═══ DATA FOR PROCESSING

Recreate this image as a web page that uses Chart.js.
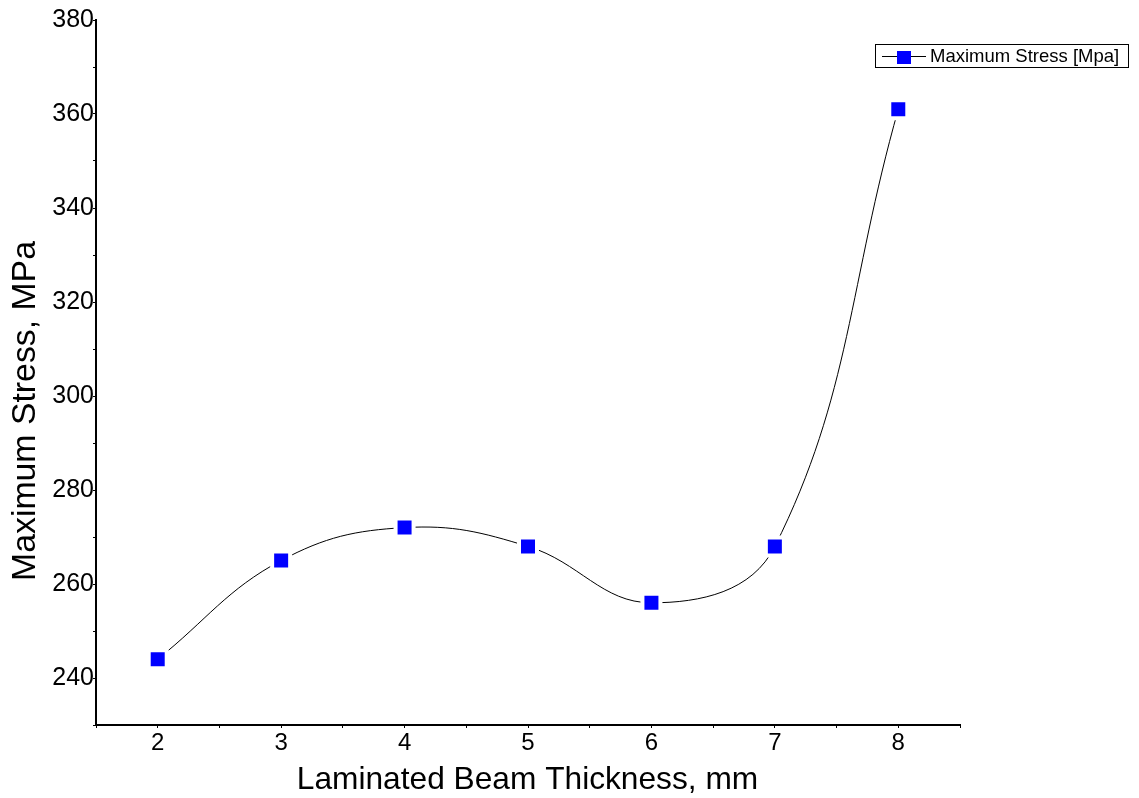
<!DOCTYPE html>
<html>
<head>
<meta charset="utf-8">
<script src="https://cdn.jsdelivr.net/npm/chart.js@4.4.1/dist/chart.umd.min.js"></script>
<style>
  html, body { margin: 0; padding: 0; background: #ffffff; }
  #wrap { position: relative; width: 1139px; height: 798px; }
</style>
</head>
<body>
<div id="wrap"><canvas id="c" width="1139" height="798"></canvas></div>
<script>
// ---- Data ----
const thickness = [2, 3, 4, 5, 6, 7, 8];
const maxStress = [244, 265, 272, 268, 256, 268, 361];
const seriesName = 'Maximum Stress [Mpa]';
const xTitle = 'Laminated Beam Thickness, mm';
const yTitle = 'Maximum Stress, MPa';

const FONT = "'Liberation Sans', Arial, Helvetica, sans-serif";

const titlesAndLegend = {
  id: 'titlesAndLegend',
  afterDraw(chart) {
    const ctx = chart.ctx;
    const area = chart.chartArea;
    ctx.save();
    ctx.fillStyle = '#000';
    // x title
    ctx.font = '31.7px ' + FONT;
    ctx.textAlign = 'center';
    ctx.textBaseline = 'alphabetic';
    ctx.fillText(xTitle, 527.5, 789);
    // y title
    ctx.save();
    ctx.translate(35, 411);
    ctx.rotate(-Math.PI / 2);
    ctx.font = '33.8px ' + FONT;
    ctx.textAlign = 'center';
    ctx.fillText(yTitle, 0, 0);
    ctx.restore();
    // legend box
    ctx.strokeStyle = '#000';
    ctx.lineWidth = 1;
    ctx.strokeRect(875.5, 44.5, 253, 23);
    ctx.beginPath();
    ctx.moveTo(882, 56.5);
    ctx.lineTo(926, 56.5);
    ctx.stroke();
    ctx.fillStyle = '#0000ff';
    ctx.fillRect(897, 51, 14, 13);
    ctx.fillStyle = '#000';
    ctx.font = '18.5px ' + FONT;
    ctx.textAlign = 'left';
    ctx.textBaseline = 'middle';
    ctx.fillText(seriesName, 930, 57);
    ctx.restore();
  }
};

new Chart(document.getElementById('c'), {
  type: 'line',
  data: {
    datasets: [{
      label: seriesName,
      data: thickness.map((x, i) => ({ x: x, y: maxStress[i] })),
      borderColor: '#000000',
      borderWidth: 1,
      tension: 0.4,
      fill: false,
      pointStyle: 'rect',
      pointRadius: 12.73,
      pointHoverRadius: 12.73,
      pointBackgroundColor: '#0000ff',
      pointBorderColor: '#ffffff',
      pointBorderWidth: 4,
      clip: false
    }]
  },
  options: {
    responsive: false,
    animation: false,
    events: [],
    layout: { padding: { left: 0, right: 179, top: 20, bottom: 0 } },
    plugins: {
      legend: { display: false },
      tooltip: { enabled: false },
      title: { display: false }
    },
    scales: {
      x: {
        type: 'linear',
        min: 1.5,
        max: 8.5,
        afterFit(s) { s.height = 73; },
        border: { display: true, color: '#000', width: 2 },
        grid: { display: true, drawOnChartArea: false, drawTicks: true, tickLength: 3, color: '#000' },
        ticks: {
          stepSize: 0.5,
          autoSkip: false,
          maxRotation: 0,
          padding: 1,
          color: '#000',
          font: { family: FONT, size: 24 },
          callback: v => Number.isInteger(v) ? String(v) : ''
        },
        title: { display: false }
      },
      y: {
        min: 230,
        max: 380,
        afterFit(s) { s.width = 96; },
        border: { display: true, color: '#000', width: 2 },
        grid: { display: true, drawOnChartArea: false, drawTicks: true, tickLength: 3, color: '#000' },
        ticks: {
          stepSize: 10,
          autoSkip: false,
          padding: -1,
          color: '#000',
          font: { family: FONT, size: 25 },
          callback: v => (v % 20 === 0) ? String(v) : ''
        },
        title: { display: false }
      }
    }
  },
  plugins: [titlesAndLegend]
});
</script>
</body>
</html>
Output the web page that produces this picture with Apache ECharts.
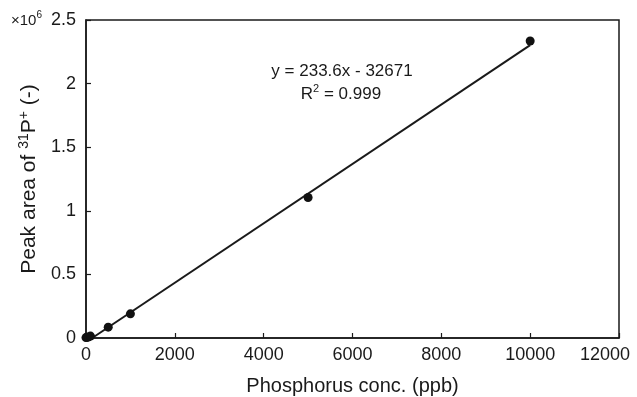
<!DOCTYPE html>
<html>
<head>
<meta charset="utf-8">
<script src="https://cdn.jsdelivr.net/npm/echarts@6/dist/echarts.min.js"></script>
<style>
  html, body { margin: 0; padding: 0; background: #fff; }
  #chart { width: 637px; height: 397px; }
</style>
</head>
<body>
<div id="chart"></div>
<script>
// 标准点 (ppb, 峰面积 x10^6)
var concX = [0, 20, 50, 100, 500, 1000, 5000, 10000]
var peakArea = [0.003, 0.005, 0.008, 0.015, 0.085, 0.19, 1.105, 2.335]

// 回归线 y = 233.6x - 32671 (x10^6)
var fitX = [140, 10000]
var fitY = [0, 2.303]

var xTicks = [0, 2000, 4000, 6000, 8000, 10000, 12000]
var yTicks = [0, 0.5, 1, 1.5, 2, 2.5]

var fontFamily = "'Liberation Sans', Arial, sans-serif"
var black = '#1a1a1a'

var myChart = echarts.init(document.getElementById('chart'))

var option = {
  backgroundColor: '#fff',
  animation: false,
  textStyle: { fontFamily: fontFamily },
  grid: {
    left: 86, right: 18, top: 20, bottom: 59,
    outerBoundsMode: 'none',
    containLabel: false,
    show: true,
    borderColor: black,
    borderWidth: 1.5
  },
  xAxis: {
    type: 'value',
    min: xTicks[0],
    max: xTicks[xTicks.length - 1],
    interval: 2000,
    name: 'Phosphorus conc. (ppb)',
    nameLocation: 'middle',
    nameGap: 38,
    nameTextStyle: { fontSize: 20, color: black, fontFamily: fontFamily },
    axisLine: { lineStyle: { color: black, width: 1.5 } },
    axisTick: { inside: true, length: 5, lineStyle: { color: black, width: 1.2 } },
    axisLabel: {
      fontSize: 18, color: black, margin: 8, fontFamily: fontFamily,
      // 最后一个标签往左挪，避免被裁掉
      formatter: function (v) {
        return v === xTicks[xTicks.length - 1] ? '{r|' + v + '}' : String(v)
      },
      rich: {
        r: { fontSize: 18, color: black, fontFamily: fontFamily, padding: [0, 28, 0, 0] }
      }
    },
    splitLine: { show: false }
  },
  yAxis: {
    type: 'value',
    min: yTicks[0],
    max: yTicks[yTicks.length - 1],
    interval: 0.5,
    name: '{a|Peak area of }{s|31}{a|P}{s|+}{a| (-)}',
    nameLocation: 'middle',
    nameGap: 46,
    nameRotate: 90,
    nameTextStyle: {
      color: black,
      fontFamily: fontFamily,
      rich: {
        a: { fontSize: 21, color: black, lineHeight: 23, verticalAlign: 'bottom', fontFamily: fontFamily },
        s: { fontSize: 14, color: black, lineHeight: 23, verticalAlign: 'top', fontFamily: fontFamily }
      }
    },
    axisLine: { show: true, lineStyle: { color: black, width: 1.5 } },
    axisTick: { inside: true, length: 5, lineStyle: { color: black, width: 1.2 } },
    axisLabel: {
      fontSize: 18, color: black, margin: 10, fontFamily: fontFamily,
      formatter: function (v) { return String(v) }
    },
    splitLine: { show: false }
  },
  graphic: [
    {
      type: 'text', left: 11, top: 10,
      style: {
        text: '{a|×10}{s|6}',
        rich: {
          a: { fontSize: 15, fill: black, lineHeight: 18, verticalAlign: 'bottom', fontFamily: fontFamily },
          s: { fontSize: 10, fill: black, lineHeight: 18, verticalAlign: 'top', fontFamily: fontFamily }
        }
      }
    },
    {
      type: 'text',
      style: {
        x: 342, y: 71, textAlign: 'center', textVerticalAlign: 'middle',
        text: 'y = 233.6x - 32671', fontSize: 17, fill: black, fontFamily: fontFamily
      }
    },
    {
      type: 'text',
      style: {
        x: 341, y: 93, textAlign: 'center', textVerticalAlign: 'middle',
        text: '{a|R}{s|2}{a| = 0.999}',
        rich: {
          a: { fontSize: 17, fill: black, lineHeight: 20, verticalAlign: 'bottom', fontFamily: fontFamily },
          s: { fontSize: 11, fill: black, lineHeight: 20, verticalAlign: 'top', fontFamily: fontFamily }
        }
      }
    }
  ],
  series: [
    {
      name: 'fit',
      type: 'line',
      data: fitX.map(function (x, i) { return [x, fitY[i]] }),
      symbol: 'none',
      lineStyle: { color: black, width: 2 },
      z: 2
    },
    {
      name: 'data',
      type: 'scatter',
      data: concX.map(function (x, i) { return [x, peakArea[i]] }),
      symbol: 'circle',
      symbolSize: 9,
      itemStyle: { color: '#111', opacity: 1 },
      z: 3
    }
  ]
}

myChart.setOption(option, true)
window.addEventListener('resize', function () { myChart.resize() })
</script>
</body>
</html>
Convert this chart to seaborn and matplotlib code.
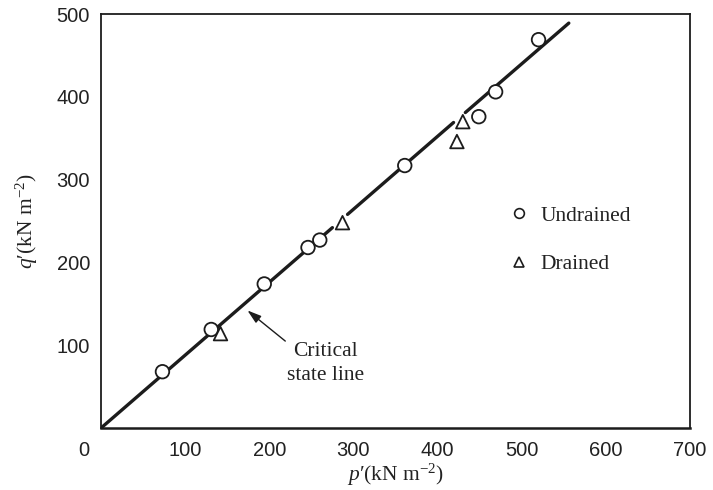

══════

WRITTEN EXERCISE =>
Give back, unchanged, each line from the one containing "Output the web" through the one containing "var myChart = echarts.init(document.getElementById('chart'))". Pictures are to be left out.

FINAL RESULT =>
Output the web page that produces this picture with Apache ECharts.
<!DOCTYPE html>
<html>
<head>
<meta charset="utf-8">
<script src="https://cdn.jsdelivr.net/npm/echarts@6/dist/echarts.min.js"></script>
<style>
  html, body { margin: 0; padding: 0; background: #fff; }
  #chart { width: 637px; height: 397px; }
</style>
</head>
<body>
<div id="chart"></div>
<script>
// 标准点 (ppb, 峰面积 x10^6)
var concX = [0, 20, 50, 100, 500, 1000, 5000, 10000]
var peakArea = [0.003, 0.005, 0.008, 0.015, 0.085, 0.19, 1.105, 2.335]

// 回归线 y = 233.6x - 32671 (x10^6)
var fitX = [140, 10000]
var fitY = [0, 2.303]

var xTicks = [0, 2000, 4000, 6000, 8000, 10000, 12000]
var yTicks = [0, 0.5, 1, 1.5, 2, 2.5]

var fontFamily = "'Liberation Sans', Arial, sans-serif"
var black = '#1a1a1a'

var myChart = echarts.init(document.getElementById('chart'))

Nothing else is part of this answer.